• **The problem**: Extract the lines from the start through the line that holds "Chart.register(...registerables);", both included, omitting all images.

• **Information shown**:
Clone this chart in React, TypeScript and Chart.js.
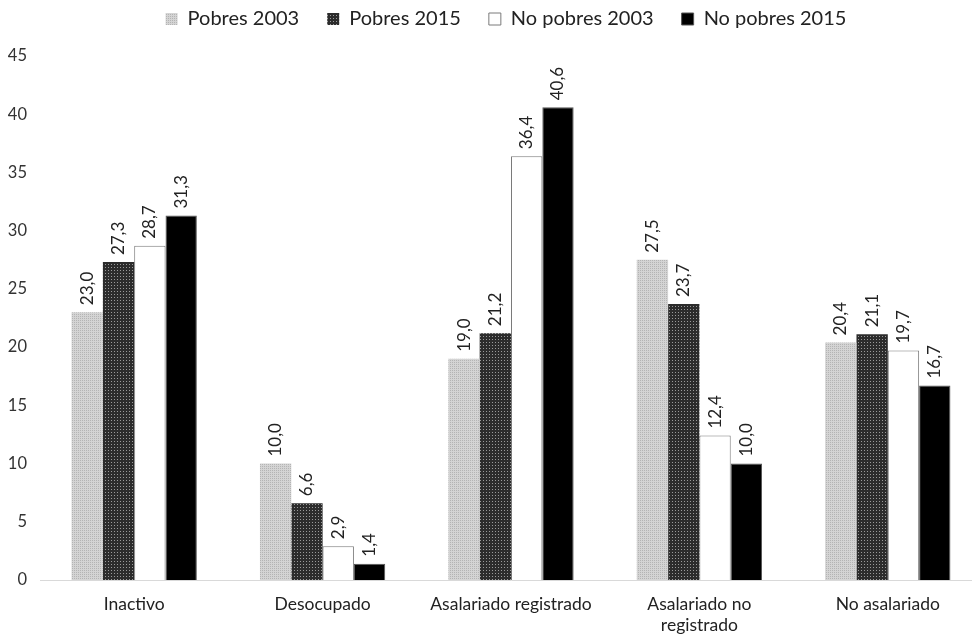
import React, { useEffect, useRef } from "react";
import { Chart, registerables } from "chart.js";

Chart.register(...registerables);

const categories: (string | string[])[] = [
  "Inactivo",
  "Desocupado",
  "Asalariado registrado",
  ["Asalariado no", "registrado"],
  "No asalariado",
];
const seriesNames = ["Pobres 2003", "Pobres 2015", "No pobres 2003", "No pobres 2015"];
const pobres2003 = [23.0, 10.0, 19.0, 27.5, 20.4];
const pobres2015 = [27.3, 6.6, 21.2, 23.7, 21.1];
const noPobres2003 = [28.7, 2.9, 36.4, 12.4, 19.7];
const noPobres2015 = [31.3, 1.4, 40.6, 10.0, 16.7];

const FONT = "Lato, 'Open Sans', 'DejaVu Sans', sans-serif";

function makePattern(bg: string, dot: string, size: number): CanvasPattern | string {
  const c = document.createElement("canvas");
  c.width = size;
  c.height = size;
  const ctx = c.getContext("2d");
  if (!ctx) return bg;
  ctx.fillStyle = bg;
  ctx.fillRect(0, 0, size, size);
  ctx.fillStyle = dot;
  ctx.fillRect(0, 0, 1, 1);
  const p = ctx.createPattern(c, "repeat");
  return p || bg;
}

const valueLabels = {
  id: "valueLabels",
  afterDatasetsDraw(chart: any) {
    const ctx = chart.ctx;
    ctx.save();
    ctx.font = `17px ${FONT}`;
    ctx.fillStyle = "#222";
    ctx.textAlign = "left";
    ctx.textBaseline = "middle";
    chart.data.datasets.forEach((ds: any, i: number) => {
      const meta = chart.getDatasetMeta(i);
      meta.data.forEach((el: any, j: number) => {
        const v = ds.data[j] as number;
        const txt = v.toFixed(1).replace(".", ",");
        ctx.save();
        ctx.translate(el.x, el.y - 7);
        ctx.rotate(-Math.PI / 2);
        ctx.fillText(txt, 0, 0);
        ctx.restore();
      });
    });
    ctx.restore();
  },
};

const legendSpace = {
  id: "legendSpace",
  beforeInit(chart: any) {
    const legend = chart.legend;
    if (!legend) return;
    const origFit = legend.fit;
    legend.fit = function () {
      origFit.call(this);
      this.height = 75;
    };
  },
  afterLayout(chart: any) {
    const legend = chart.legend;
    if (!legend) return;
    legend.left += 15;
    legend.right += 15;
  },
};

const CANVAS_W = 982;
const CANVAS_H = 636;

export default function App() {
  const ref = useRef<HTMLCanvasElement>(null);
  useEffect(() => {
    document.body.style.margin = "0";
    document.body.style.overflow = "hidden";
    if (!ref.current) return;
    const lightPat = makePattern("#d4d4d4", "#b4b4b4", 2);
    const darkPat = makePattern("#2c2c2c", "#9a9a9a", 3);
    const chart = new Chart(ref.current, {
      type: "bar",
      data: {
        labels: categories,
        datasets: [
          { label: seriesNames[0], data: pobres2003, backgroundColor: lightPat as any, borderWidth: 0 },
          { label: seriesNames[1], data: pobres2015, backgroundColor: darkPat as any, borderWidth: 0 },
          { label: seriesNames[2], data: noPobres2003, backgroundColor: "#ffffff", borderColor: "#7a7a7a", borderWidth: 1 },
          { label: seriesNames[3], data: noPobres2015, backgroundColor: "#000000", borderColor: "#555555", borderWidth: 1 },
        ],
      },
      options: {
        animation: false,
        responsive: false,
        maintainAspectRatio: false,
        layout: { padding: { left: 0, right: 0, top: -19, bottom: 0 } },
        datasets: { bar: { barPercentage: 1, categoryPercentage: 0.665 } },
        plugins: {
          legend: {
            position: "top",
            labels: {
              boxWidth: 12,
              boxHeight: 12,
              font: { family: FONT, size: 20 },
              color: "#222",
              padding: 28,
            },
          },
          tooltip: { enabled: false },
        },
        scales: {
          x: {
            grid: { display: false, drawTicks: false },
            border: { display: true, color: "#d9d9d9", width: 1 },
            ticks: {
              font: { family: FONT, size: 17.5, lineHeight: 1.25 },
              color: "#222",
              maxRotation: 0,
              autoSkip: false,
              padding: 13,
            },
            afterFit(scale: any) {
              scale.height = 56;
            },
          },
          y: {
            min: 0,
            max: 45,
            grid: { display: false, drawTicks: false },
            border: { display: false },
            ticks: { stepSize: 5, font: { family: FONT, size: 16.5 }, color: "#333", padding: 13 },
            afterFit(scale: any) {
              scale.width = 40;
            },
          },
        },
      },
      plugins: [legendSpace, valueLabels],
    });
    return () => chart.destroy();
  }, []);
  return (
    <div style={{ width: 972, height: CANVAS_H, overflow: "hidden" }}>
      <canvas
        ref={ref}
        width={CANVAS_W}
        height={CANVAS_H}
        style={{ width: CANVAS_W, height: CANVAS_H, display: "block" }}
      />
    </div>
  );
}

• **Solution for this exercise**:
Clone this chart in React, TypeScript and Chart.js.
import React, { useEffect, useRef } from "react";
import { Chart, registerables } from "chart.js";

Chart.register(...registerables);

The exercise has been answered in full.